Task description
Select, from the material below, each line with "chart" in it.

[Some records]
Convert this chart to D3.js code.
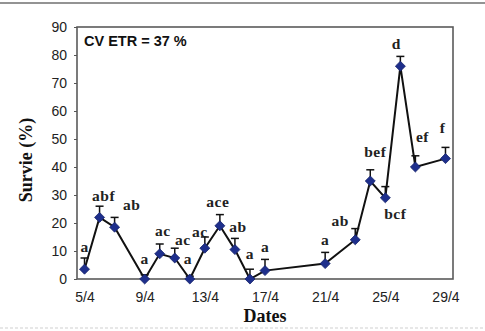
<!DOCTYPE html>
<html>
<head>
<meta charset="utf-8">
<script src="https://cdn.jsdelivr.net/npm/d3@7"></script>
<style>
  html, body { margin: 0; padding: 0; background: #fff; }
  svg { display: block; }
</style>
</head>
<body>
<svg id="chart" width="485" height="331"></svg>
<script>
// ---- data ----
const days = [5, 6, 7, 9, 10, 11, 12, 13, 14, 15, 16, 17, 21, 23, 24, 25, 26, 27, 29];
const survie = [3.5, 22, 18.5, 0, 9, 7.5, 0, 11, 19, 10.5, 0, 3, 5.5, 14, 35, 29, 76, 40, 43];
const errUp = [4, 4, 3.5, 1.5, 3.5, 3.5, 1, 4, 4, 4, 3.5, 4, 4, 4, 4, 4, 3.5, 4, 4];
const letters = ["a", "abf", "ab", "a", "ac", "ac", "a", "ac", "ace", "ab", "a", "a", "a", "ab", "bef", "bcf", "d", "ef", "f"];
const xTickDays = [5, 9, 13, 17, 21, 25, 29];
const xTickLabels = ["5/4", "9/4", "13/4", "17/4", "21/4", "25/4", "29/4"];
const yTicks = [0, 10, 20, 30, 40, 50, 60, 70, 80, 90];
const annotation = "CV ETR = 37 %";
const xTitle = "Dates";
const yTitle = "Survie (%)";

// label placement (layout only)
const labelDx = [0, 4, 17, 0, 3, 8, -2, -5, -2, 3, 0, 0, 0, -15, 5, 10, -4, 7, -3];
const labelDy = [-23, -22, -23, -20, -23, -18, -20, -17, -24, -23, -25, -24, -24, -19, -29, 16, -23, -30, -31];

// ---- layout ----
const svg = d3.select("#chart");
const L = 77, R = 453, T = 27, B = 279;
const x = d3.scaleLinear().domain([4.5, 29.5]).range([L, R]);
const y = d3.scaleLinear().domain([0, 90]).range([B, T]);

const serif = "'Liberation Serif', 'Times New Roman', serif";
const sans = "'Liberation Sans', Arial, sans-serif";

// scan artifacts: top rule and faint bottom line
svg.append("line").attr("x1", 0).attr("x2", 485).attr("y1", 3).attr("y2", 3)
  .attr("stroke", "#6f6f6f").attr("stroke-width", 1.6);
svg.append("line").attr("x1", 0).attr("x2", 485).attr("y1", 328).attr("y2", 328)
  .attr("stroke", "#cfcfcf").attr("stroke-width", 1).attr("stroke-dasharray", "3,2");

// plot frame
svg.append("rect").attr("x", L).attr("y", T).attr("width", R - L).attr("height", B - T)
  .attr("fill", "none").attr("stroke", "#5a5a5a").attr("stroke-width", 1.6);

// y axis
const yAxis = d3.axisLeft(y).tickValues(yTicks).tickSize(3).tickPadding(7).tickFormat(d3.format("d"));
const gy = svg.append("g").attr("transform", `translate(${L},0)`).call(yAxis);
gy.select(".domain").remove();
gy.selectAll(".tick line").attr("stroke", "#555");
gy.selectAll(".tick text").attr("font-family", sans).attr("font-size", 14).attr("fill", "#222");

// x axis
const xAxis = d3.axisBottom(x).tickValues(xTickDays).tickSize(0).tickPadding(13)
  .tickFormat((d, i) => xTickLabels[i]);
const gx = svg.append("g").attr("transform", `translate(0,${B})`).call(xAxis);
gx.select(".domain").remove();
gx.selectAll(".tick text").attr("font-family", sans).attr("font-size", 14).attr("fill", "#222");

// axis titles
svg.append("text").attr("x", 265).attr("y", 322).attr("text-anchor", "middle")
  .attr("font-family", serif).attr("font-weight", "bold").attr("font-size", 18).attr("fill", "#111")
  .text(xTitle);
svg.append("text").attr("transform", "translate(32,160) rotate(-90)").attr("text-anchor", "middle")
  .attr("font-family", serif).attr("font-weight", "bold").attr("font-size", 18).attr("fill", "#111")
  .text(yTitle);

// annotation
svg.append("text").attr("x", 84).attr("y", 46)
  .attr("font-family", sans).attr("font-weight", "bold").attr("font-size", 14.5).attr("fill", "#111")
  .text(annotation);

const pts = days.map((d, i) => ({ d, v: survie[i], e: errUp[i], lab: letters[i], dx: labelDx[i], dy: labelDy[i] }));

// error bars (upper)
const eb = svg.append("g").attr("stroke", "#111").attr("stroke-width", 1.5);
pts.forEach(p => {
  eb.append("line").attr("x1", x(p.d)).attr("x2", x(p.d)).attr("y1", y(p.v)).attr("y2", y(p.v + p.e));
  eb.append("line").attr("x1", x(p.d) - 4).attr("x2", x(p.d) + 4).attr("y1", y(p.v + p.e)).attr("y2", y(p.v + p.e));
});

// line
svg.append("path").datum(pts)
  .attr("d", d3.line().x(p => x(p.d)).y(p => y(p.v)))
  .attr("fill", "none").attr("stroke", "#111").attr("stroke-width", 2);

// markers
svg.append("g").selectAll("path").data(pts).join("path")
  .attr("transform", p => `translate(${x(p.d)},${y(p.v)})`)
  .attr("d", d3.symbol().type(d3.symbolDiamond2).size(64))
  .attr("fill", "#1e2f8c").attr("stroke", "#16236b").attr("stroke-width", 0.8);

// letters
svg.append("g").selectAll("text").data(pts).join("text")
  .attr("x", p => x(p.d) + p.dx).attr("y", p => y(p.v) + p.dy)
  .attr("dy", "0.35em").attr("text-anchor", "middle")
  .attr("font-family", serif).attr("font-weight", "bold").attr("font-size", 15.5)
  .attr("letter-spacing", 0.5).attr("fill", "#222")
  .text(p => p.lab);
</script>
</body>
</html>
--
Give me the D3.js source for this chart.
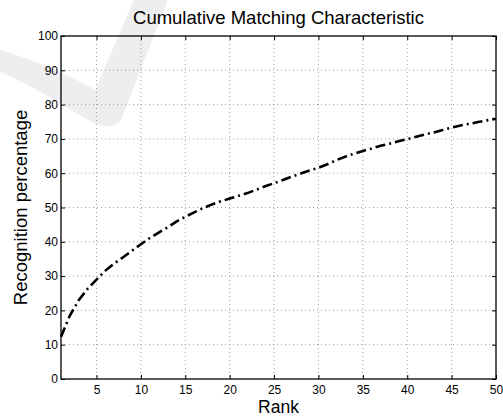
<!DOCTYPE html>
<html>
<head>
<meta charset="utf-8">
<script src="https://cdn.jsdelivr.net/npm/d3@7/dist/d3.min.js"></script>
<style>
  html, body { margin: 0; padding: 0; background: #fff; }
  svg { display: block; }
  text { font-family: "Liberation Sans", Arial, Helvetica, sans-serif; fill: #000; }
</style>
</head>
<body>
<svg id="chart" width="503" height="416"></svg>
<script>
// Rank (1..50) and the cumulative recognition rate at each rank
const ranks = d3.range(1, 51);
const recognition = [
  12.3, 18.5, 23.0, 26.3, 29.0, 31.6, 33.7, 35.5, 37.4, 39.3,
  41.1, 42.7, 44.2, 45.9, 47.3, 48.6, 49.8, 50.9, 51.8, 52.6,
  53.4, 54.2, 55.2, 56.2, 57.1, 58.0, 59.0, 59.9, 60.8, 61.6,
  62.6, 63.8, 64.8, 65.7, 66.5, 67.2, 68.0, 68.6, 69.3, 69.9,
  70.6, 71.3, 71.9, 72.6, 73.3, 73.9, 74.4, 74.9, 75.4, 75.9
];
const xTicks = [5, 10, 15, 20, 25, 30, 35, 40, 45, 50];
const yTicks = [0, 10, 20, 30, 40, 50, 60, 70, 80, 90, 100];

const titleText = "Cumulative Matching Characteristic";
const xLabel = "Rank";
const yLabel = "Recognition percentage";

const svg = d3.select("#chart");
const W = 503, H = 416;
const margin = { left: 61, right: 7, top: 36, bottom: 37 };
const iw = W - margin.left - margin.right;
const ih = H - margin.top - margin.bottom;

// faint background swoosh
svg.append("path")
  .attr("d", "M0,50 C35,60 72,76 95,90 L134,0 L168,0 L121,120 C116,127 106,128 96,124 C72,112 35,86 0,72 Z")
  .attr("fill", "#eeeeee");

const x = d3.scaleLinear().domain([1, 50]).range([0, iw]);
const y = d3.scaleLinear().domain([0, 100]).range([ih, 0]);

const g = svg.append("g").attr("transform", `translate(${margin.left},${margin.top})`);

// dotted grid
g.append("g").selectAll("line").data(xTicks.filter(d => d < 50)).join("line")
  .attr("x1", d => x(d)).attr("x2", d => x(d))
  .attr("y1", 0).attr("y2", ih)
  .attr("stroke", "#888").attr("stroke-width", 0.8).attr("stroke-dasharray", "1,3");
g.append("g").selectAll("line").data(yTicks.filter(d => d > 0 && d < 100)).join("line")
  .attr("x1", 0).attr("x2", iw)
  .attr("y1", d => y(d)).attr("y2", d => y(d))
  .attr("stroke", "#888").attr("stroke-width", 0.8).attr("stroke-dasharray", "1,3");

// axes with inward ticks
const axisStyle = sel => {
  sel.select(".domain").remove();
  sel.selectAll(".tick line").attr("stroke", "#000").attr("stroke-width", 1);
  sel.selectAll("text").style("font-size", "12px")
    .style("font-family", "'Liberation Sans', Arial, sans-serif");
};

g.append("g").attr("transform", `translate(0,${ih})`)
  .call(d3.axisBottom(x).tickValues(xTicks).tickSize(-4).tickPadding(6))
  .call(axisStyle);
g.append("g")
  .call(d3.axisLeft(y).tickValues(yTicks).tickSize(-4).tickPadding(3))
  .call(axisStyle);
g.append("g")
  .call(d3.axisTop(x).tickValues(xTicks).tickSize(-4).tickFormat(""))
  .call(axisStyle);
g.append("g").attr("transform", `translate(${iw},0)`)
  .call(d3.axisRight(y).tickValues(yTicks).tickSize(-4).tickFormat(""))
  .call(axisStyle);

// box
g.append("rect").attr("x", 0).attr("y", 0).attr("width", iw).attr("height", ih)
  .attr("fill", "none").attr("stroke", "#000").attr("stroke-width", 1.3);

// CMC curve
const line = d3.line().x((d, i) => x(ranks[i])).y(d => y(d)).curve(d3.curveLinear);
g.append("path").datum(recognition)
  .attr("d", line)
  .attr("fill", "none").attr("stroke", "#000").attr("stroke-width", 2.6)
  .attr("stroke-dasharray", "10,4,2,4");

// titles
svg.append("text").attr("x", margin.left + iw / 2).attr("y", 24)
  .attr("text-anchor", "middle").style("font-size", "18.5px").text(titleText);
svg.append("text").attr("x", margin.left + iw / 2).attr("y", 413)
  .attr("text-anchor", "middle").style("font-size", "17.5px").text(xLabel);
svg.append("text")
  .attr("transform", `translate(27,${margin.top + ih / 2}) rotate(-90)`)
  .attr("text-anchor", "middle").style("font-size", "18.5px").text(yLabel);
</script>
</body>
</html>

Solved problem
Convert this chart to D3.js code.
<svg id="chart" width="485" height="331"></svg>
const svg = d3.select("#chart");
Give me the D3.js source for this chart.
<svg id="chart" width="503" height="416"></svg>
const svg = d3.select("#chart");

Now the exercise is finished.